By TASSANEE VEJPONGSA
UTHAI SAWAN, Thailand (AP) — Hundreds of mourners and victims’ families gathered Tuesday evening to watch flames burn from rows of makeshift furnaces at cremation ceremonies for the young children and others who died in last week’s mass killings at a day care center in Thailand’s rural northeast.
Families bid their final goodbyes at a Buddhist temple a short distance from the Young Children’s Development Center in the town of Uthai Sawan, where a former policeman, who was fired from his job earlier this year for using drugs, barged in last Thursday and shot and stabbed children and their caregivers.
The police sergeant, Panya Kamrap, ended up killing 36 people, 24 of them children, in this small farming community before taking his own life. It was the biggest mass killing by an individual in Thailand’s history.
Joint ceremonies for most of the victims were held at three temples to spare families from having to wait long hours for successive cremations to be completed, Phra Kru Adisal Kijjanuwat, the abbot of the Rat Samakee temple, said.
A ceremony for 19 of the dead, 18 of them children, was held at his temple. With a large crowd watching, monks slowly walked out of the temple hall, followed by grieving relatives. Each family was led by one monk, with police bearing the coffin behind them.
After the coffins were placed on each of the small, brick furnaces, the victims’ relatives came forward in the darkening skies to put portraits of their loved ones on top. Some family members also placed children’s toys alongside.
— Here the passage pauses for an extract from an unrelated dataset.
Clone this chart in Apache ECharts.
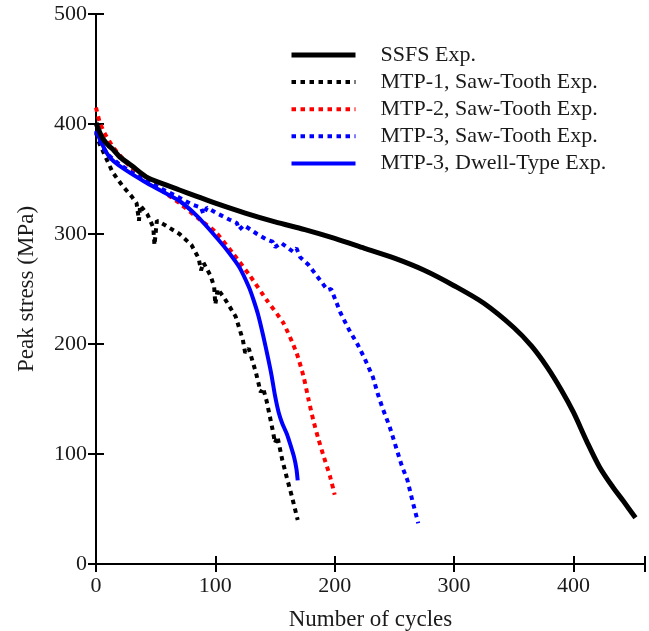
<!DOCTYPE html>
<html>
<head>
<meta charset="utf-8">
<script src="https://cdn.jsdelivr.net/npm/echarts@6/dist/echarts.min.js"></script>
<style>
html,body{margin:0;padding:0;background:#fff;}
#chart{width:649px;height:631px;}
</style>
</head>
<body>
<div id="chart"></div>
<script>
// ---- Data ----
const seriesNames = ['SSFS Exp.', 'MTP-1, Saw-Tooth Exp.', 'MTP-2, Saw-Tooth Exp.', 'MTP-3, Saw-Tooth Exp.', 'MTP-3, Dwell-Type Exp.'];

const ssfsX = [0, 5, 10, 15, 20, 30, 42, 55, 70, 85, 100, 125, 150, 175, 200, 225, 250, 275, 300, 325, 350, 365, 378, 390, 400, 411, 422, 433, 442, 452];
const ssfsY = [401, 388, 381, 376, 370, 362, 352, 346, 340, 334, 328, 319, 311, 304, 296, 287, 278, 267, 253, 237, 215, 198, 179, 158, 138, 112, 88, 70, 57, 42];

const mtp1X = [0, 3, 8, 14, 22, 30, 34, 36, 37, 43, 48, 49, 51, 58, 70, 80, 86, 88, 90, 96, 99, 100, 102, 108, 117, 123, 125, 128, 134, 138, 140, 143, 148, 150, 152, 156, 160, 164, 169];
const mtp1Y = [392, 382, 370, 356, 344, 334, 328, 312, 326, 318, 306, 290, 312, 308, 300, 290, 278, 267, 274, 262, 252, 236, 250, 241, 225, 204, 192, 196, 174, 156, 160, 148, 122, 110, 116, 95, 78, 62, 40];

const mtp2X = [0, 3, 7, 15, 28, 43, 57, 70, 87, 100, 115, 129, 143, 157, 168, 174, 178, 182, 186, 191, 196, 200];
const mtp2Y = [415, 402, 392, 378, 362, 349, 338, 328, 313, 302, 282, 262, 240, 219, 192, 170, 150, 131, 115, 97, 80, 63];

const mtp3sX = [0, 5, 10, 20, 30, 45, 57, 70, 80, 88, 90, 93, 101, 112, 118, 120, 124, 135, 143, 148, 150, 155, 165, 168, 171, 178, 185, 194, 197, 205, 212, 219, 225, 232, 236, 240, 246, 252, 256, 261, 265, 270];
const mtp3sY = [393, 380, 372, 363, 356, 347, 340, 333, 327, 324, 318, 324, 319, 313, 310, 304, 308, 300, 295, 293, 288, 292, 284, 287, 279, 272, 262, 249, 250, 228, 213, 200, 187, 170, 155, 142, 125, 104, 90, 76, 58, 37];

const mtp3dX = [0, 5, 10, 15, 25, 40, 55, 70, 85, 100, 110, 120, 128, 132, 136, 140, 144, 147, 150, 153, 156, 160, 163, 166, 168, 169];
const mtp3dY = [394, 382, 372, 366, 358, 348, 339, 330, 316, 298, 285, 270, 252, 240, 226, 208, 188, 172, 153, 138, 128, 118, 108, 97, 86, 76];

const xTicks = [0, 100, 200, 300, 400];

const zip = (xs, ys) => xs.map((x, i) => [x, ys[i]]);

const FONT = 'Liberation Serif';
const TXT = '#1a1a1a';

const chart = echarts.init(document.getElementById('chart'), null, {renderer: 'canvas'});

const axisLine = {show: true, lineStyle: {color: '#000', width: 2}};
const tick = {show: true, inside: true, length: 8, lineStyle: {color: '#000', width: 2}};

const option = {
  animation: false,
  backgroundColor: '#fff',
  grid: {left: 96, right: 4, top: 14, bottom: 67, containLabel: false, outerBoundsMode: 'none'},
  legend: {
    orient: 'vertical',
    left: 289,
    top: 43.5,
    padding: 0,
    itemWidth: 64,
    itemHeight: 14,
    itemGap: 4.1,
    data: seriesNames,
    itemStyle: {opacity: 0},
    lineStyle: {width: 'inherit'},
    textStyle: {fontFamily: FONT, fontSize: 22, color: TXT, lineHeight: 23, padding: [0, 0, 0, 20]},
    selectedMode: false
  },
  xAxis: [{
    type: 'value', min: 0, max: 460, interval: 100,
    name: 'Number of cycles', nameLocation: 'middle', nameGap: 44,
    nameTextStyle: {fontFamily: FONT, fontSize: 23, color: TXT},
    axisLine: axisLine, axisTick: tick, splitLine: {show: false},
    axisLabel: {fontFamily: FONT, fontSize: 22, color: TXT, margin: 11,
      formatter: v => (xTicks.indexOf(v) >= 0 ? String(v) : '')}
  }, {
    type: 'value', min: 0, max: 460, interval: 100, position: 'top',
    axisLine: axisLine, axisTick: tick, axisLabel: {show: false}, splitLine: {show: false}
  }],
  yAxis: [{
    type: 'value', min: 0, max: 500, interval: 100,
    name: 'Peak stress (MPa)', nameLocation: 'middle', nameGap: 58,
    nameTextStyle: {fontFamily: FONT, fontSize: 23, color: TXT},
    axisLine: axisLine, axisTick: tick, splitLine: {show: false},
    axisLabel: {fontFamily: FONT, fontSize: 22, color: TXT, margin: 9}
  }, {
    type: 'value', min: 0, max: 500, interval: 100, position: 'right',
    axisLine: axisLine, axisTick: tick, axisLabel: {show: false}, splitLine: {show: false}
  }],
  series: [
    {name: seriesNames[0], type: 'line', data: zip(ssfsX, ssfsY), showSymbol: false, symbol: 'none', smooth: 0.3,
      lineStyle: {color: '#000', width: 5}, itemStyle: {color: '#000'}, z: 5},
    {name: seriesNames[1], type: 'line', data: zip(mtp1X, mtp1Y), showSymbol: false, symbol: 'none',
      lineStyle: {color: '#000', width: 4, type: [4.5, 4.5], cap: 'butt'}, itemStyle: {color: '#000'}},
    {name: seriesNames[2], type: 'line', data: zip(mtp2X, mtp2Y), showSymbol: false, symbol: 'none', smooth: 0.2,
      lineStyle: {color: '#ff0000', width: 4, type: [4.5, 4.5], cap: 'butt'}, itemStyle: {color: '#ff0000'}},
    {name: seriesNames[3], type: 'line', data: zip(mtp3sX, mtp3sY), showSymbol: false, symbol: 'none',
      lineStyle: {color: '#0000ff', width: 4, type: [4.5, 4.5], cap: 'butt'}, itemStyle: {color: '#0000ff'}},
    {name: seriesNames[4], type: 'line', data: zip(mtp3dX, mtp3dY), showSymbol: false, symbol: 'none', smooth: 0.2,
      lineStyle: {color: '#0000ff', width: 4}, itemStyle: {color: '#0000ff'}}
  ]
};
chart.setOption(option);
</script>
</body>
</html>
A large mesh barrier was set up, separating onlookers from the relatives, monks and royal palace officials tasked with lighting the fires, who began putting paper flowers along the sides of the pyres and dousing them with gasoline. The officials then ushered the family members to take the portraits and toys away, and move several meters (yards) from the coffins where they knelt on mats.
Buddhist chants played from a speaker system set up behind the relatives, as the officials and monks began lighting the pyres one by one. The coffins were soon engulfed by flames, at times stoked by the officials adding more gasoline. The victims’ relatives sat silently by, hands clasped in prayer.
“Each one of them watched the cremation with their minds in a state of conscious awareness,” said the abbot. “The support they received from people all around has blessed them, lessened the sorrow they have.”
On Tuesday morning, many of the young victims’ bodies had been outfitted as doctors, soldiers or astronauts — what they wanted to be when they grew up — before their evening cremation.
“The more we talked (to the families), we realized that these children also had dreams of becoming doctors, soldiers, astronauts, or police officers,” said volunteer rescue worker Attarith Muangmangkang, whose organization arranged for the costumes.
Petchrung Sriphirom, 73, was one of many local residents who traveled to the temple to offer condolences to the families and make a small donation to help with funeral costs, which is a common Thai custom.
“I just want to help our friends and share our thoughts with them,” said Petchrung. “We are not talking about money or anything but rather sharing our thoughts and feelings as a fellow human being,”
The perpetrator’s body was cremated Saturday in a neighboring province after temples in Uthai Sawan refused to host his funeral, Thai media reported.
Mass shootings are rare but not unheard of in Thailand, which has one of the highest civilian gun ownership rates in Asia, with 15.1 weapons per 100 people compared to only 0.3 in Singapore and 0.25 in Japan. That’s still far lower than the U.S. rate of 120.5 per 100 people, according to a 2017 survey by Australia’s GunPolicy.org nonprofit organization.
Thailand’s previous worst mass killing involved a disgruntled soldier who opened fire in and around a mall in the northeastern city of Nakhon Ratchasima in 2020, killing 29 people and holding off security forces for some 16 hours before eventually being killed by them.